Katherine Brown and Tahir Abbas, April 17 2008
Last Updated on Wednesday, 02 September 2009 22:35
Katherine Brown discussed the impact of security debates in the UK on the development of British Muslim identities and citizenship in her presentation: 'Gender, Security and Citizenship: the gendered politics in and of Britain's Muslim communities', and Tahir Abbas discusses media representations in his presentation: 'Islamophobia and media (mis)representation: a post 07/07 analysis'
This event took place at SOAS, April 17 2008
Speaker: Katherine Brown
Paper Title: 'Gender, Security and Citizenship: the gendered politics in and of Britain's Muslim communities'
Abstract:This paper assesses the impact of security debates in the UK on the development of British Muslim identities and citizenship. The discourses of state agencies locate Islam and Muslim communities not simply as "problem communities" but as security concerns. Thus, debates about how minority communities can realise rights and citizenship are more than the 'politics of difference' and now include the 'politics of fear'. This paper argues that for some Muslim women adopting a religio-political identity has enabled complex forms of political engagement with the state through the opening up of 'opportunity spaces' generated by security discourses. Paradoxically, this engagement relies on and challenges both the "politics of fear" and the "politics of difference". The paper uses 'gender' as a variable by focusing on Muslim women and as an analytical category with which to deconstruct the simplified assumptions prevailing in the securitization of Muslim communities. The paper will focus on three case studies: shari'a law debates in the UK; the pro-hijab campaigns and the 'forced marriage-immigration' debate.
Speaker Biography: Katherine recently joined the department of Defence Studies of Kings College London, prior to which she had been a lecturer in the Department of Politics and IR at the University of Southampton. Her current research project examines the role and appropriation of Muslim women in security politics/policies in the UK. Another element within this research considers Muslim women's participation in political violence and resistance.

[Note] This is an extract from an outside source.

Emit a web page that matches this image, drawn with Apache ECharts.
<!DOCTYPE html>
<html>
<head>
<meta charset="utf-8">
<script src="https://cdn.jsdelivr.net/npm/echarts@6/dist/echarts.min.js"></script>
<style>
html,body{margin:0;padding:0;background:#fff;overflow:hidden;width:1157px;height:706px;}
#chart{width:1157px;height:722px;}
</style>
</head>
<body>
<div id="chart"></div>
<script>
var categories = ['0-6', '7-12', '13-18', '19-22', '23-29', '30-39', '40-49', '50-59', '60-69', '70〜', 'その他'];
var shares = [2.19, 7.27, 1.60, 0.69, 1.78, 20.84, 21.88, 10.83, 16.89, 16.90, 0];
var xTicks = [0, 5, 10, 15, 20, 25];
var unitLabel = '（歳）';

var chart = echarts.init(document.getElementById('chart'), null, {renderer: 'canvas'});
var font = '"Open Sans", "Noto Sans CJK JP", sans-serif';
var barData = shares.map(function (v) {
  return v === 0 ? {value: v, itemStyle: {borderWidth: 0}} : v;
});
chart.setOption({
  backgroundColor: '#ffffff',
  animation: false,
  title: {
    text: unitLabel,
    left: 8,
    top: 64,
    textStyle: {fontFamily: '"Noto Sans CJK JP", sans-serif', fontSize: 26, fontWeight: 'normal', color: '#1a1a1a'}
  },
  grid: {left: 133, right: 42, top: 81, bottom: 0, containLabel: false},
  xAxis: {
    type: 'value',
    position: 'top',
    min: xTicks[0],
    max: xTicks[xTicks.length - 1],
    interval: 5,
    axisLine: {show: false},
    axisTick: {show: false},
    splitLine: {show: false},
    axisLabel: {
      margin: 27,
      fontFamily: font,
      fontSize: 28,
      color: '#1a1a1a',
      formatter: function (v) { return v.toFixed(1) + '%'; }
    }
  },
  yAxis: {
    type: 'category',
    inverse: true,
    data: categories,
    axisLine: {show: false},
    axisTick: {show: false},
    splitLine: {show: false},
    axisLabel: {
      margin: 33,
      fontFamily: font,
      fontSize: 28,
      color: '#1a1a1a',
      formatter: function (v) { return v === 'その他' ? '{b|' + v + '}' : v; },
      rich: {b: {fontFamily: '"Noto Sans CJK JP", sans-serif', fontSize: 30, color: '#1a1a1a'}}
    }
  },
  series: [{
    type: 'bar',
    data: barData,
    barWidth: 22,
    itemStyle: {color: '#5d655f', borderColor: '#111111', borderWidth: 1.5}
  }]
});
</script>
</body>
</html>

This research stems from an interest in the role of gender in the securitisation of political Islam as part of the 'war on terror'.
Speaker: Tahir Abbas
Title: 'Islamophobia and media (mis)representation: a post 07/07 analysis'
Brief Description
Tahir Abbas shows how contemporary representations of Muslims in the news and entertainment media rely on a longstanding structure of feeling having its roots in the twin projects of Orientalism and colonialism. 9/11 and the War on terror have merely given fresh impetus to existing stereotypes depicting Muslims as the West’s demonic and dangerous Other which also work to distract attention from key factors in alienation such as racism and economic deprivation. Abbas uses the examples of the Danish cartoon controversy and British politician Jack Straw’s comments on veiling to show how the news media recycles imagery while ignoring the pre-history of the very tropes it deploys.
Speaker Biography: Tahir Abbas is Reader in Sociology and Director of the Centre for the Study of Ethnicity and Culture at the University of Birmingham. He was previously a Senior Research Officer at the Home Office as well as the Department for Constitutional Affairs in London, Project Director of Race Equality West Midlands in Worcester, ESRC Research Fellow at the University of Central England Business School, and PhD Research Student at the University of Warwick Centre for Research in Ethnic Relations. He has published widely and his key books include, The Education of British South Asians, and as editor, Muslim Britain, Islamic Political Radicalism, and Immigration and Race Relations: Sociology and John Rex (with Frank Reeves).